Dried Volumetric Microsampling Approaches for the Therapeutic Drug Monitoring of Psychiatric Patients Undergoing Clozapine Treatment

Camilla Marasca; Roberto Mandrioli; Roccaldo Sardella; Tomaž Vovk; Andrea Armirotti; Andrea Cavalli; Alessandro Serretti; Michele Protti; Laura Mercolini

doi:10.3389/fpsyt.2022.794609

Dried Volumetric Microsampling Approaches for the Therapeutic Drug Monitoring of Psychiatric Patients Undergoing Clozapine Treatment

Front Psychiatry. 2022 Jun 1:13:794609. doi: 10.3389/fpsyt.2022.794609. eCollection 2022.

Authors

Affiliations

¹ Research Group of Pharmaco-Toxicological Analysis (PTA Lab), Department of Pharmacy and Biotechnology (FaBiT), Alma Mater Studiorum - University of Bologna, Bologna, Italy.
² Computational and Chemical Biology, Fondazione Istituto Italiano di Tecnologia (IIT), Genoa, Italy.
³ Department for Life Quality Studies (QuVi), Alma Mater Studiorum - University of Bologna, Rimini, Italy.
⁴ Department of Pharmaceutical Sciences, University of Perugia, Perugia, Italy.
⁵ Faculty of Pharmacy, University of Ljubljana, Ljubljana, Slovenia.
⁶ Analytical Chemistry Lab, Fondazione Istituto Italiano di Tecnologia (IIT), Genoa, Italy.
⁷ Department of Pharmacy and Biotechnology (FaBiT), Alma Mater Studiorum - University of Bologna, Bologna, Italy.
⁸ Department of Biomedical and Neuromotor Sciences (DIBINEM), Alma Mater Studiorum - University of Bologna, Bologna, Italy.

Abstract

Clozapine is one of the most widely used second-generation antipsychotic drugs (SGAs) for the treatment of schizophrenia. Despite advantages over first-generation drugs, clozapine still shows significant side effects and interindividual variations in efficacy. In order to ensure frequent therapeutic drug monitoring (TDM) and improve the compliance of psychiatric patients undergoing clozapine treatment, two novel dried microsampling approaches based on whole blood and plasma volumetric absorptive microsampling (b-VAMS and p-VAMS) and microfluidic generated-dried blood spot technology (mfDBS) were developed and coupled to HPLC with electrochemical detection (ED). The proposed miniaturized strategies by means of VAMS and microfluidic channel-based devices provide several advantages in terms of collection, storage, and handling compared to classical blood and plasma processing.
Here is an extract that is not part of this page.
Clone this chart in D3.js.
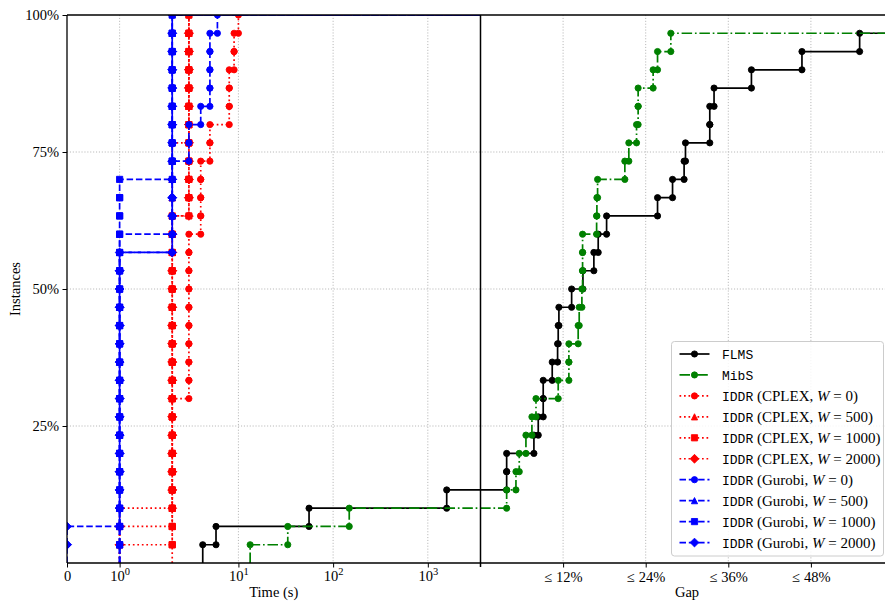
<!DOCTYPE html>
<html>
<head>
<meta charset="utf-8">
<script src="https://cdn.jsdelivr.net/npm/d3@7"></script>
<style>
  body { margin: 0; background: #ffffff; }
  svg { display: block; }
  text { font-family: "Liberation Serif", "Times New Roman", serif; fill: #000; }
  .mono { font-family: "Liberation Mono", "DejaVu Sans Mono", monospace; }
</style>
</head>
<body>
<svg id="chart" width="885" height="603"></svg>
<script>
// ---- data -------------------------------------------------------------
const instanceCount = 30;
const timeLimit = 3600;               // seconds; runs past this are ranked by gap
const timeTicks = [0, 1, 10, 100, 1000];
const gapTicks = [12, 24, 36, 48];
const shareTicks = [0.25, 0.5, 0.75, 1];

// solve times (s) of instances finished within the limit, sorted
const flmsTimes = [4.2, 5.8, 55.7, 1583];
// final gaps (%) of the remaining instances, sorted
const flmsGaps = [3.8, 3.8, 7.76, 8.39, 9.11, 9.11, 10.42, 11.2, 11.29, 11.39, 13.24, 14.88,
                  16.47, 17.1, 18.32, 25.72, 27.9, 29.58, 29.78, 33.31, 33.31, 33.93, 39.36,
                  46.7, 55.08];

const mibsTimes = [13.3, 33.2, 148];
const mibsGaps = [3.8, 5.15, 5.63, 6.6, 7.47, 8.06, 11.29, 12.84, 12.84, 14.19, 14.34, 14.73,
                  14.83, 14.83, 14.83, 16.87, 16.91, 17.01, 20.97, 21.55, 22.67, 22.9, 22.9,
                  25.08, 25.72, 27.65];

const cplexW0 = [1, 2, 2, 2, 2, 2, 2, 2, 2, 3, 3, 3, 3, 3, 3, 3, 3, 3,
                 4, 4, 4, 4, 5, 5, 8, 8, 8, 9, 9, 10];
const cplexW500 = [1, 1, 2, 2, 2, 2, 2, 2, 2, 2, 2, 2, 2, 2, 2, 2, 2, 2, 2, 2, 2, 2, 2,
                   3, 3, 3, 3, 3, 3, 3];
const cplexW1000 = [2, 2, 2, 2, 2, 2, 2, 2, 2, 2, 2, 2, 2, 2, 2, 2, 2, 2, 2,
                    3, 3, 3, 3, 3, 3, 3, 3, 3, 3, 3];
const cplexW2000 = [1, 1, 1, 2, 2, 2, 2, 2, 2, 2, 2, 2, 2, 2, 2, 2, 2, 2, 2,
                    3, 3, 3, 3, 3, 3, 3, 3, 3, 3, 3];

const gurobiW0 = [1, 1, 1, 1, 1, 1, 1, 1, 1, 1, 1, 1, 1, 1, 1, 1, 1,
                  2, 2, 2, 2, 2, 3, 3, 4, 5, 5, 5, 5, 6];
const gurobiW500 = [1, 1, 1, 1, 1, 1, 1, 1, 1, 1, 1, 1, 1, 1, 1, 1, 1, 1,
                    2, 2, 2, 2, 2, 2, 2, 2, 2, 2, 2, 2];
const gurobiW1000 = [1, 1, 1, 1, 1, 1, 1, 1, 1, 1, 1, 1, 1, 1, 1, 1, 1, 1, 1, 1, 1,
                     2, 2, 2, 2, 2, 2, 2, 2, 2];
const gurobiW2000 = [0, 0, 1, 1, 1, 1, 1, 1, 1, 1, 1, 1, 1, 1, 1, 1, 1,
                     2, 2, 2, 2, 2, 2, 2, 2, 2, 2, 2, 2, 2];

// ---- series styling ---------------------------------------------------
const RED = "#ff0000", BLUE = "#0000ff";
const DOT = "1.7,2.8", DASH = "6.5,2.8", DASHDOT = "10.5,2.8,1.7,2.8";
const iddr = (solver, w) => [["mono", "IDDR"], ["serif", ` (${solver}, `], ["italic", "W"], ["serif", ` = ${w})`]];

const series = [
  { label: [["mono", "FLMS"]], color: "#000000", dash: null, marker: "circle", times: flmsTimes, gaps: flmsGaps, toEdge: true },
  { label: [["mono", "MibS"]], color: "#008000", dash: DASHDOT, marker: "circle", times: mibsTimes, gaps: mibsGaps, toEdge: true },
  { label: iddr("CPLEX", 0), color: RED, dash: DOT, marker: "circle", times: cplexW0, gaps: [] },
  { label: iddr("CPLEX", 500), color: RED, dash: DOT, marker: "triangle", times: cplexW500, gaps: [] },
  { label: iddr("CPLEX", 1000), color: RED, dash: DOT, marker: "square", times: cplexW1000, gaps: [] },
  { label: iddr("CPLEX", 2000), color: RED, dash: DOT, marker: "diamond", times: cplexW2000, gaps: [] },
  { label: iddr("Gurobi", 0), color: BLUE, dash: DASH, marker: "circle", times: gurobiW0, gaps: [] },
  { label: iddr("Gurobi", 500), color: BLUE, dash: DASH, marker: "triangle", times: gurobiW500, gaps: [] },
  { label: iddr("Gurobi", 1000), color: BLUE, dash: DASH, marker: "square", times: gurobiW1000, gaps: [] },
  { label: iddr("Gurobi", 2000), color: BLUE, dash: DASH, marker: "diamond", times: gurobiW2000, gaps: [] }
];

// ---- geometry ---------------------------------------------------------
const plot = { left: 67, right: 893.5, top: 15, bottom: 563 };
const splitX = 480.5;   // where the time limit sits

// symmetric-log transform (linear below 2 s, logarithmic above)
const LINTHRESH = 2, LINSCALE = 1 / (1 - 1 / 10);
const symlog = t => t <= LINTHRESH ? t * LINSCALE : LINTHRESH * (LINSCALE + Math.log10(t / LINTHRESH));

const xt = d3.scaleLinear().domain([0, symlog(timeLimit)]).range([plot.left, splitX]);
const xTime = t => xt(symlog(t));
const xGap = d3.scaleLinear().domain([0, 60]).range([splitX, plot.right]);
const y = d3.scaleLinear().domain([0, 1]).range([plot.bottom, plot.top]);

const svg = d3.select("#chart");
svg.append("defs").append("clipPath").attr("id", "plotClip")
  .append("rect").attr("x", plot.left).attr("y", plot.top)
  .attr("width", plot.right - plot.left).attr("height", plot.bottom - plot.top);

// ---- grid -------------------------------------------------------------
const grid = svg.append("g").attr("stroke", "#b0b0b0").attr("stroke-width", 0.9)
  .attr("stroke-dasharray", "1.1,1.8");
timeTicks.filter(t => t > 0).forEach(t => {
  grid.append("line").attr("x1", xTime(t)).attr("x2", xTime(t)).attr("y1", plot.top).attr("y2", plot.bottom);
});
gapTicks.forEach(g => {
  grid.append("line").attr("x1", xGap(g)).attr("x2", xGap(g)).attr("y1", plot.top).attr("y2", plot.bottom);
});
shareTicks.filter(s => s < 1).forEach(s => {
  grid.append("line").attr("x1", plot.left).attr("x2", plot.right).attr("y1", y(s)).attr("y2", y(s));
});

// ---- marker shapes ----------------------------------------------------
const R = 3.1;
const shapes = {
  circle: { draw(ctx) { ctx.moveTo(R, 0); ctx.arc(0, 0, R, 0, 2 * Math.PI); } },
  triangle: { draw(ctx) { ctx.moveTo(0, -R); ctx.lineTo(R, R); ctx.lineTo(-R, R); ctx.closePath(); } },
  square: { draw(ctx) { ctx.rect(-R, -R, 2 * R, 2 * R); } },
  diamond: { draw(ctx) { const d = R * Math.SQRT2; ctx.moveTo(0, -d); ctx.lineTo(d, 0); ctx.lineTo(0, d); ctx.lineTo(-d, 0); ctx.closePath(); } }
};
const symbolPath = name => d3.symbol().type(shapes[name])();

// ---- profile curves ---------------------------------------------------
const lineGen = d3.line().x(d => d[0]).y(d => d[1]);
const plotArea = svg.append("g").attr("clip-path", "url(#plotClip)");

series.forEach(s => {
  const xs = s.times.map(xTime).concat(s.gaps.map(xGap));
  const pts = [[xs[0], y(0)]];
  const marks = [];
  xs.forEach((x, i) => {
    if (i > 0) { pts.push([x, y(i / instanceCount)]); marks.push([x, y(i / instanceCount)]); }
    pts.push([x, y((i + 1) / instanceCount)]);
    marks.push([x, y((i + 1) / instanceCount)]);
  });
  const endX = s.toEdge ? plot.right + 20 : xTime(timeLimit);
  pts.push([endX, y(xs.length / instanceCount)]);

  const g = plotArea.append("g");
  g.append("path").attr("d", lineGen(pts)).attr("fill", "none")
    .attr("stroke", s.color).attr("stroke-width", 1.7)
    .attr("stroke-linejoin", "round")
    .attr("stroke-dasharray", s.dash);
  g.selectAll("path.mk").data(marks).join("path").attr("class", "mk")
    .attr("d", symbolPath(s.marker))
    .attr("transform", d => `translate(${d[0]},${d[1]})`)
    .attr("fill", s.color).attr("stroke", s.color).attr("stroke-width", 0.9);
});

// ---- time-limit divider and spines -----------------------------------
svg.append("line").attr("x1", splitX).attr("x2", splitX).attr("y1", plot.top).attr("y2", plot.bottom + 4)
  .attr("stroke", "#000").attr("stroke-width", 1.5);
const spines = svg.append("g").attr("stroke", "#000").attr("stroke-width", 1.3);
spines.append("line").attr("x1", plot.left).attr("x2", plot.left).attr("y1", plot.top).attr("y2", plot.bottom);
spines.append("line").attr("x1", plot.left).attr("x2", plot.right).attr("y1", plot.bottom).attr("y2", plot.bottom);
spines.append("line").attr("x1", plot.left).attr("x2", plot.right).attr("y1", plot.top).attr("y2", plot.top);

// ---- axes -------------------------------------------------------------
const FS = 14.5;
const timeAxis = d3.axisBottom(xt).tickValues(timeTicks.map(symlog)).tickSize(4.5).tickPadding(3).tickFormat("");
const ta = svg.append("g").attr("transform", `translate(0,${plot.bottom})`).call(timeAxis);
ta.select(".domain").remove();
ta.selectAll(".tick line").attr("stroke", "#000").attr("stroke-width", 1);
ta.selectAll(".tick").each(function (_, i) {
  const t = timeTicks[i];
  const txt = d3.select(this).append("text").attr("y", 18).attr("text-anchor", "middle")
    .attr("font-size", FS);
  if (t === 0) { txt.text("0"); }
  else {
    txt.append("tspan").text("10");
    txt.append("tspan").attr("dy", -6).attr("font-size", 10.5).text(String(Math.round(Math.log10(t))));
  }
});

const gapAxis = d3.axisBottom(xGap).tickValues(gapTicks).tickSize(4.5).tickPadding(3).tickFormat("");
const ga = svg.append("g").attr("transform", `translate(0,${plot.bottom})`).call(gapAxis);
ga.select(".domain").remove();
ga.selectAll(".tick line").attr("stroke", "#000").attr("stroke-width", 1);
ga.selectAll(".tick").append("text").attr("y", 19).attr("text-anchor", "middle")
  .attr("font-size", FS).text(d => `≤ ${d}%`);

const shareAxis = d3.axisLeft(y).tickValues(shareTicks).tickSize(4.5).tickPadding(3).tickFormat("");
const sa = svg.append("g").attr("transform", `translate(${plot.left},0)`).call(shareAxis);
sa.select(".domain").remove();
sa.selectAll(".tick line").attr("stroke", "#000").attr("stroke-width", 1);
sa.selectAll(".tick").append("text").attr("x", -8).attr("dy", "0.34em").attr("text-anchor", "end")
  .attr("font-size", FS).text(d => `${Math.round(d * 100)}%`);

svg.append("text").attr("x", (plot.left + splitX) / 2).attr("y", 597).attr("text-anchor", "middle")
  .attr("font-size", FS).text("Time (s)");
svg.append("text").attr("x", (splitX + plot.right) / 2).attr("y", 597).attr("text-anchor", "middle")
  .attr("font-size", FS).text("Gap");
svg.append("text").attr("transform", `translate(20,${(plot.top + plot.bottom) / 2}) rotate(-90)`)
  .attr("text-anchor", "middle").attr("font-size", FS).text("Instances");

// ---- legend -----------------------------------------------------------
const LFS = 15;
const leg = svg.append("g");
leg.append("rect").attr("x", 671.5).attr("y", 341.5).attr("width", 212).attr("height", 214.5)
  .attr("rx", 3).attr("fill", "#ffffff").attr("fill-opacity", 0.85)
  .attr("stroke", "#cccccc").attr("stroke-width", 1);
series.forEach((s, i) => {
  const cy = 354 + i * 20.95;
  leg.append("line").attr("x1", 679.5).attr("x2", 709.5).attr("y1", cy).attr("y2", cy)
    .attr("stroke", s.color).attr("stroke-width", 1.7).attr("stroke-dasharray", s.dash);
  leg.append("path").attr("d", symbolPath(s.marker)).attr("transform", `translate(694.5,${cy})`)
    .attr("fill", s.color).attr("stroke", s.color).attr("stroke-width", 0.9);
  const t = leg.append("text").attr("x", 722).attr("y", cy + 5).attr("font-size", LFS);
  s.label.forEach(([kind, str]) => {
    const sp = t.append("tspan").text(str);
    if (kind === "mono") sp.attr("class", "mono").attr("font-size", 13);
    if (kind === "italic") sp.attr("font-style", "italic");
  });
});
</script>
</body>
</html>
Satisfactory validation results were obtained for all microsampling platforms, with mean extraction yields >85.1%, precision as relative standard deviation (RSD) < 5.1%, and stability < 4.5% analyte loss after 30 days for p-VAMS; mean extraction yields > 83.4%, precision RSD < 5.4%, and stability < 4.6% analyte loss after 30 days for b-VAMS, and mean extraction yields > 74.0%, precision RSD < 5.6%, and stability < 4.9% analyte loss after 30 days for mfDBS. The original microsampling methodologies have been successfully applied to the blood and plasma collected from five psychiatric patients for the monitoring of the levels of clozapine and its main metabolites, providing robust and reliable quali-quantitative results. Comparisons between results of the two dried microsampling technologies with those obtained by classic fluid plasma analysis were in good agreement and have demonstrated that the proposed miniaturized approaches could be suitable for TDM purposes.

Keywords: clozapine; microfluidic channel-based technology; microsampling; therapeutic drug monitoring (TDM); volumetric absorptive microsampling (VAMS).